*Stated task*: With the pictures left out, copy the listing below exactly.

*Recorded information*:
----------

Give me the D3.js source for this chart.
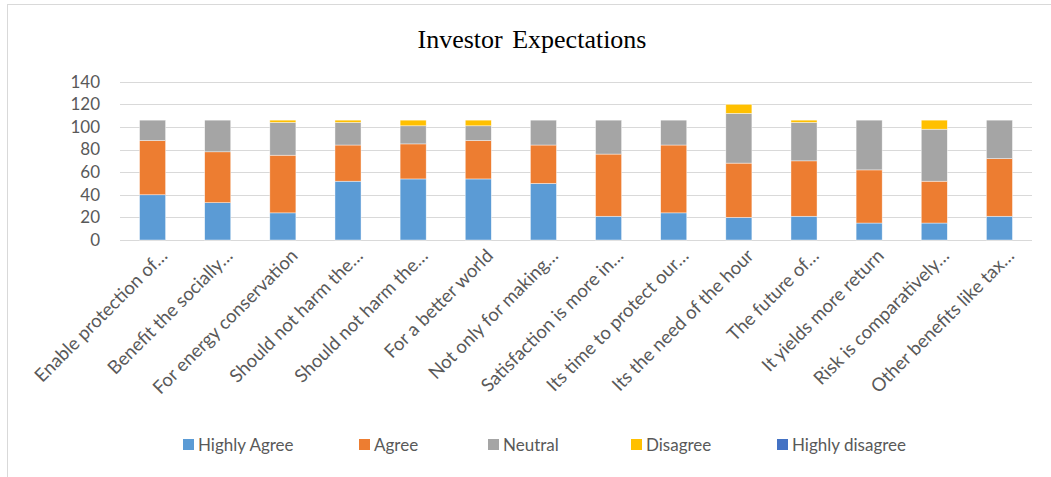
<!DOCTYPE html>
<html><head><meta charset="utf-8">
<script src="https://cdn.jsdelivr.net/npm/d3@7"></script>
<style>body{margin:0;background:#fff;} svg{display:block;}</style>
</head><body>
<svg id="c" width="1051" height="477"></svg>
<script>
const categories = ["Enable protection of…","Benefit the socially…","For energy conservation","Should not harm the…","Should not harm the…","For a better world","Not only for making…","Satisfaction is more in…","Its time to protect our…","Its the need of the hour","The future of…","It yields more return","Risk is comparatively…","Other benefits like tax…"];
const seriesNames = ["Highly Agree","Agree","Neutral","Disagree","Highly disagree"];
const highlyAgree = [40,33,24,52,54,54,50,21,24,20,21,15,15,21];
const agree       = [48,45,51,32,31,34,34,55,60,48,49,47,37,51];
const neutral     = [18,28,29,20,16,13,22,30,22,44,34,44,46,34];
const disagree    = [0,0,2,2,5,5,0,0,0,8,2,0,8,0];
const highlyDisagree = [0,0,0,0,0,0,0,0,0,0,0,0,0,0];
const yTicks = [0,20,40,60,80,100,120,140];
const colors = ["#5B9BD5","#ED7D31","#A5A5A5","#FFC000","#4472C4"];

(function(){
const svg = d3.select("#c");
svg.append("rect").attr("x",7.5).attr("y",4.5).attr("width",1200).attr("height",600)
  .attr("fill","#fff").attr("stroke","#d9d9d9").attr("stroke-width",1);

const pl=120, pr=1032, pt=81.7, pb=240;
const x = d3.scaleBand().domain(d3.range(categories.length)).range([pl,pr]).paddingInner(0.6).paddingOuter(0.3);
const y = d3.scaleLinear().domain([0,140]).range([pb,pt]);

svg.append("text").attr("x",532).attr("y",48).attr("text-anchor","middle")
  .attr("font-family","Liberation Serif").attr("font-size",26).attr("fill","#000")
  .attr("word-spacing",3).text("Investor Expectations");

svg.append("g").selectAll("line").data(yTicks).join("line")
  .attr("x1",pl).attr("x2",pr).attr("y1",d=>Math.round(y(d))+0.5).attr("y2",d=>Math.round(y(d))+0.5)
  .attr("stroke","#d9d9d9").attr("stroke-width",1);

const yAxis = d3.axisLeft(y).tickValues(yTicks).tickSize(0).tickPadding(0);
const ya = svg.append("g").attr("transform",`translate(${pl-20},0)`).call(yAxis);
ya.select(".domain").remove();
ya.selectAll("text").attr("font-family","Lato").attr("font-size",17).attr("fill","#595959");

const rows = categories.map((c,i)=>({i, "Highly Agree":highlyAgree[i], "Agree":agree[i], "Neutral":neutral[i], "Disagree":disagree[i], "Highly disagree":highlyDisagree[i]}));
const stack = d3.stack().keys(seriesNames)(rows);
svg.append("g").selectAll("g").data(stack).join("g").attr("fill",(d,k)=>colors[k])
  .selectAll("rect").data(d=>d).join("rect")
  .attr("x",d=>x(d.data.i)).attr("width",x.bandwidth())
  .attr("y",d=>y(d[1])).attr("height",d=>y(d[0])-y(d[1]))
  .attr("stroke","#fff").attr("stroke-width",0.6).attr("stroke-opacity",0.7);

const xAxis = d3.axisBottom(x).tickFormat(i=>categories[i]).tickSize(0).tickPadding(0);
const xa = svg.append("g").attr("transform",`translate(0,${pb})`).call(xAxis);
xa.select(".domain").remove();
xa.selectAll("text").attr("font-family","Lato").attr("font-size",18.5).attr("fill","#595959")
  .attr("text-anchor","end").attr("dy",0).attr("y",0)
  .attr("transform","translate(16,17) rotate(-45)");

const legX = [183,359,488,631,777];
const lg = svg.append("g").selectAll("g").data(seriesNames).join("g")
  .attr("transform",(d,k)=>`translate(${legX[k]},439)`);
lg.append("rect").attr("width",11).attr("height",11).attr("fill",(d,k)=>colors[k]);
lg.append("text").attr("x",15).attr("y",11.5).attr("font-family","Lato").attr("font-size",17)
  .attr("fill","#595959").text(d=>d);
})();
</script>
</body></html>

----------

*Output of the exercise*:
Give me the D3.js source for this chart.
<!DOCTYPE html>
<html><head><meta charset="utf-8">
<script src="https://cdn.jsdelivr.net/npm/d3@7"></script>
<style>body{margin:0;background:#fff;} svg{display:block;}</style>
</head><body>
<svg id="c" width="1051" height="477"></svg>
<script>
const categories = ["Enable protection of…","Benefit the socially…","For energy conservation","Should not harm the…","Should not harm the…","For a better world","Not only for making…","Satisfaction is more in…","Its time to protect our…","Its the need of the hour","The future of…","It yields more return","Risk is comparatively…","Other benefits like tax…"];
const seriesNames = ["Highly Agree","Agree","Neutral","Disagree","Highly disagree"];
const highlyAgree = [40,33,24,52,54,54,50,21,24,20,21,15,15,21];
const agree       = [48,45,51,32,31,34,34,55,60,48,49,47,37,51];
const neutral     = [18,28,29,20,16,13,22,30,22,44,34,44,46,34];
const disagree    = [0,0,2,2,5,5,0,0,0,8,2,0,8,0];
const highlyDisagree = [0,0,0,0,0,0,0,0,0,0,0,0,0,0];
const yTicks = [0,20,40,60,80,100,120,140];
const colors = ["#5B9BD5","#ED7D31","#A5A5A5","#FFC000","#4472C4"];

(function(){
const svg = d3.select("#c");
svg.append("rect").attr("x",7.5).attr("y",4.5).attr("width",1200).attr("height",600)
  .attr("fill","#fff").attr("stroke","#d9d9d9").attr("stroke-width",1);

const pl=120, pr=1032, pt=81.7, pb=240;
const x = d3.scaleBand().domain(d3.range(categories.length)).range([pl,pr]).paddingInner(0.6).paddingOuter(0.3);
const y = d3.scaleLinear().domain([0,140]).range([pb,pt]);

svg.append("text").attr("x",532).attr("y",48).attr("text-anchor","middle")
  .attr("font-family","Liberation Serif").attr("font-size",26).attr("fill","#000")
  .attr("word-spacing",3).text("Investor Expectations");

svg.append("g").selectAll("line").data(yTicks).join("line")
  .attr("x1",pl).attr("x2",pr).attr("y1",d=>Math.round(y(d))+0.5).attr("y2",d=>Math.round(y(d))+0.5)
  .attr("stroke","#d9d9d9").attr("stroke-width",1);

const yAxis = d3.axisLeft(y).tickValues(yTicks).tickSize(0).tickPadding(0);
const ya = svg.append("g").attr("transform",`translate(${pl-20},0)`).call(yAxis);
ya.select(".domain").remove();
ya.selectAll("text").attr("font-family","Lato").attr("font-size",17).attr("fill","#595959");

const rows = categories.map((c,i)=>({i, "Highly Agree":highlyAgree[i], "Agree":agree[i], "Neutral":neutral[i], "Disagree":disagree[i], "Highly disagree":highlyDisagree[i]}));
const stack = d3.stack().keys(seriesNames)(rows);
svg.append("g").selectAll("g").data(stack).join("g").attr("fill",(d,k)=>colors[k])
  .selectAll("rect").data(d=>d).join("rect")
  .attr("x",d=>x(d.data.i)).attr("width",x.bandwidth())
  .attr("y",d=>y(d[1])).attr("height",d=>y(d[0])-y(d[1]))
  .attr("stroke","#fff").attr("stroke-width",0.6).attr("stroke-opacity",0.7);

const xAxis = d3.axisBottom(x).tickFormat(i=>categories[i]).tickSize(0).tickPadding(0);
const xa = svg.append("g").attr("transform",`translate(0,${pb})`).call(xAxis);
xa.select(".domain").remove();
xa.selectAll("text").attr("font-family","Lato").attr("font-size",18.5).attr("fill","#595959")
  .attr("text-anchor","end").attr("dy",0).attr("y",0)
  .attr("transform","translate(16,17) rotate(-45)");

const legX = [183,359,488,631,777];
const lg = svg.append("g").selectAll("g").data(seriesNames).join("g")
  .attr("transform",(d,k)=>`translate(${legX[k]},439)`);
lg.append("rect").attr("width",11).attr("height",11).attr("fill",(d,k)=>colors[k]);
lg.append("text").attr("x",15).attr("y",11.5).attr("font-family","Lato").attr("font-size",17)
  .attr("fill","#595959").text(d=>d);
})();
</script>
</body></html>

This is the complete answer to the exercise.